Ce que l’auteur semble implicitement viser, en évoquant le second pôle de cette funeste alternative, n’est rien d’autre que l’impact délétère du néolibéralisme sur nos démocraties occidentales[16]. C’est que les démocraties dites libérales, à l’âge du numérique et du capitalisme de surveillance, ne sont pas non plus soustraites à la tentation du recours à la coercition au détriment des droits fondamentaux. Dans certaines d’entre elles, à l’heure où se succèdent les crises – économiques, migratoires, sécuritaires et sanitaires – les pouvoirs exécutifs ont tendance à multiplier les mesures d’exception et les régimes d’état d’urgence sans mettre en cause l’économie libérale. Ils n’ont dès lors pour seule réponse audible, en raison de la crise profonde dans laquelle est aujourd’hui plongée la social-démocratie, que des formations à vocation populiste qui ont beau jeu de dénoncer ce libéralisme autoritaire. Il faut impérieusement sortir de ce clivage malsain qui a asséné le coup de grâce au mythe fukuyamien de la fin de l’histoire. Tel est l’enjeu des prochaines élections européennes et des scrutins ultérieurs : la quête d’une troisième voie qui puisse nous permettre de contourner l’impasse au fond de laquelle la démocratie et le respect des libertés semblent avoir tragiquement perdu le lien.

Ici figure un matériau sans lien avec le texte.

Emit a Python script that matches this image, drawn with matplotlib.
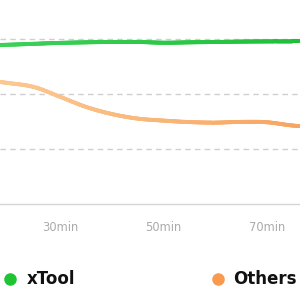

Ce lien qui était pourtant censé les unir, conformément aux principes originels du libéralisme politique définis par Benjamin Constant, Alexis de Tocqueville et John Stuart Mill, doit être urgemment resoudé comme nous invite à le penser la lecture de cet ouvrage.
[1] R. Barthes, Mythologies, Éditions du Seuil, 1957.

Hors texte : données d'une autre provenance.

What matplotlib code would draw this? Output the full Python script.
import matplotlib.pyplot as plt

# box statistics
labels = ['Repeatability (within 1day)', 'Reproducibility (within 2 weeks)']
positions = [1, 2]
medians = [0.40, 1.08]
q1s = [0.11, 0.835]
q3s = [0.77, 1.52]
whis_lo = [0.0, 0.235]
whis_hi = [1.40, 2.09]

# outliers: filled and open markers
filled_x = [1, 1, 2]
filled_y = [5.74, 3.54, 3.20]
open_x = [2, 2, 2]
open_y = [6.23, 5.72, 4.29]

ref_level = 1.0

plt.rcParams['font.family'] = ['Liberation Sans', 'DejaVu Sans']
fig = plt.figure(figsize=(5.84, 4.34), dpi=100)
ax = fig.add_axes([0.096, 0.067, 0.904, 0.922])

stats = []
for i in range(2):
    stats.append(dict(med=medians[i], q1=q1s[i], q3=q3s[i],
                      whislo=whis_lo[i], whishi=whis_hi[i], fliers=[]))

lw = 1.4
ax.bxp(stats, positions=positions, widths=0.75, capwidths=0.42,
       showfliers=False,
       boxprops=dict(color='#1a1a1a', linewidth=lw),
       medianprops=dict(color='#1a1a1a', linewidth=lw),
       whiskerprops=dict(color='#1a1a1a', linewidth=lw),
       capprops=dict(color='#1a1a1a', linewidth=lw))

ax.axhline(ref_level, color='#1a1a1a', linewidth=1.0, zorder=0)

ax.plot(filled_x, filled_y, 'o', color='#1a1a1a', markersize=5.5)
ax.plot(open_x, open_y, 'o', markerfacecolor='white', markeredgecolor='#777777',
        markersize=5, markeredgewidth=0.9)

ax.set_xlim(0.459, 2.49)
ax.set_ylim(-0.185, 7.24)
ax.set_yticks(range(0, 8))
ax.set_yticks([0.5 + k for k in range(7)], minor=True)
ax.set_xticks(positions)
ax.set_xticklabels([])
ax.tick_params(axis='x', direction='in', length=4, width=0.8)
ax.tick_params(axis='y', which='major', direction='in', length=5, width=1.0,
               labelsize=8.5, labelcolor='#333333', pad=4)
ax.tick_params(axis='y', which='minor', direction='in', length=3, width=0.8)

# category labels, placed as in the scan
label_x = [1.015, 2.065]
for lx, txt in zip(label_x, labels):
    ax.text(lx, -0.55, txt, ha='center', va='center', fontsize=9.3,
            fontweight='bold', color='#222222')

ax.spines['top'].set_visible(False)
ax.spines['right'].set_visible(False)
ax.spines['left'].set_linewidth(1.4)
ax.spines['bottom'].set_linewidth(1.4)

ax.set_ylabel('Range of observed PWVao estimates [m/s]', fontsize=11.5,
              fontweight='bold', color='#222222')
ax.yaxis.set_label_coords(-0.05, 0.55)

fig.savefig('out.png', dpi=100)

[2] M. Afroukh, Droits et libertés fondamentaux, PUF, Que sais-je ?, 2023, p. 10.
[3] Ibid., p. 4.
[4] Ibid., p. 4.
[5] Ibid., p. 88.
[6] Ibid., p. 21.
[7] Ibid., p. 35.
[8] E. Picard, L’émergence des droits fondamentaux en France, AJDA, 1998, p. 6.
[9] M. Afroukh, Droits et libertés fondamentaux, op. cit., p. 32.
[10] Ibid., p. 50.
[11] Ibid., p. 107.
[12] Selon l’heureuse formule de Stéphane Rials qui avait fort judicieusement choisi ce terme, sans y prêter au demeurant une quelconque connotation polémique, pour requalifier la théorie réaliste de l’interprétation de Michel Troper dont l’objet est l’activité herméneutique des juges. Cf., S. Rials, La démolition inachevée. Michel Troper, l’interprétation, le sujet et la survie des cadres intellectuels du positivisme néoclassique, Droits, n° 37, 2003, p. 49.
[13] M. Afroukh (dir.), En finir avec les idées reçues sur la CEDH, Mare et Martin, 2024 ; cf., également M. Afroukh, Des propositions ineptes contre la Cour européenne des droits de l’homme, Revue en ligne AOC, 29 novembre 2021.
[14] Y. Mounk, Le peuple contre la démocratie, trad. J-M Souzeau, Éditions de l’Observatoire, 2018.
[15] M. Afroukh, Droits et libertés fondamentaux, op. cit., p. 106.
[16] Sur la définition du néolibéralisme comme forme autoritaire et invasive du libéralisme, cf., P. Dardot et Ch. Laval, La nouvelle raison du monde. Essai sur la société néolibérale, La découverte, 2009 ; G. Chamayou (dir.), Du libéralisme autoritaire. Carl Schmitt, Hermann Heller, Éditions Zones, 2020.